As the years went by, things started getting worse. I held in the anger because I felt that he wasn't there for me, so I turned to someone else for companionship. It was the biggest mistake of my life, but with what I was going through, I thought that was the answer for me. As my husband and I started to drift apart from each other, the subject of divorce was at hand. And at that time, he too was lonely, for I wasn't there for him, as a wife or a mother to our children. So he to turned to someone else to fill in the loneliness that he was feeling.
To make a long story short, I told him of my affair and he told me of his. It was so hard for me to accept and forgive him for what he had done. When we said our wedding vows, he had told me that he would never hurt me or leave my side, and that was something I had always kept in my heart.
For me, the part that really touched me was when we both said our marriage vows at the end of "I Still Do." I felt like I did 12 years ago when I said "I do" for the very first time. We both cried, and there was happiness within us that we have not felt in a very long time.
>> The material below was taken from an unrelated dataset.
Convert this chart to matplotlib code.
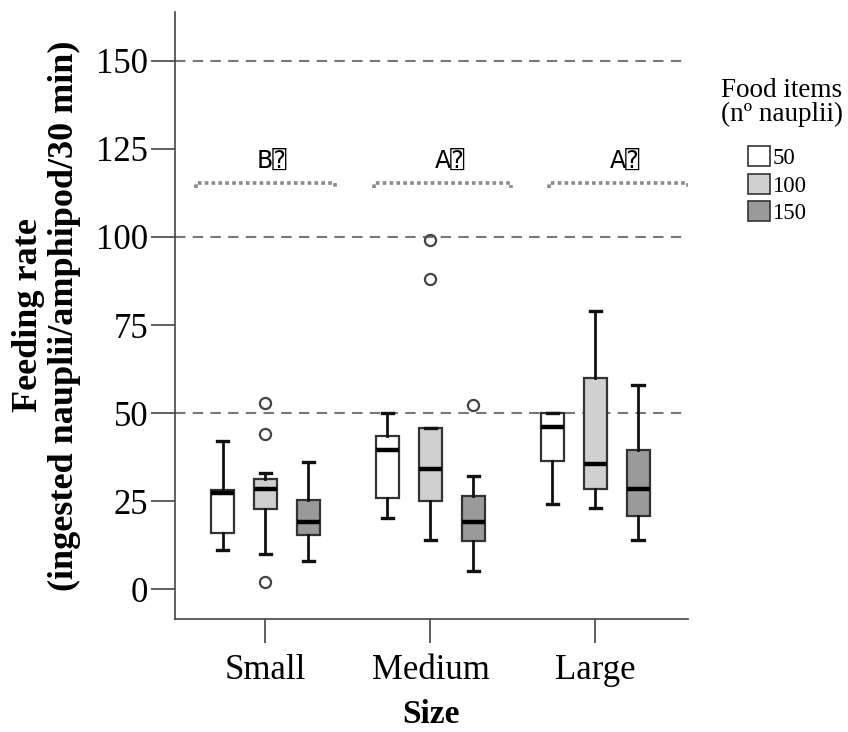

When we went home, we told our children of the covenant we had made and that we will be a closer family from now on.
I know there will times when things just won't go the way we will want them, but together we will learn to be strong and have a lot of faith and understanding, and we will learn to solve the problem without having to argue or be bitter toward one another.
For us, "I Still Do" was a day that brought us closer together, and when we realized "that there is such a thing as a second chance."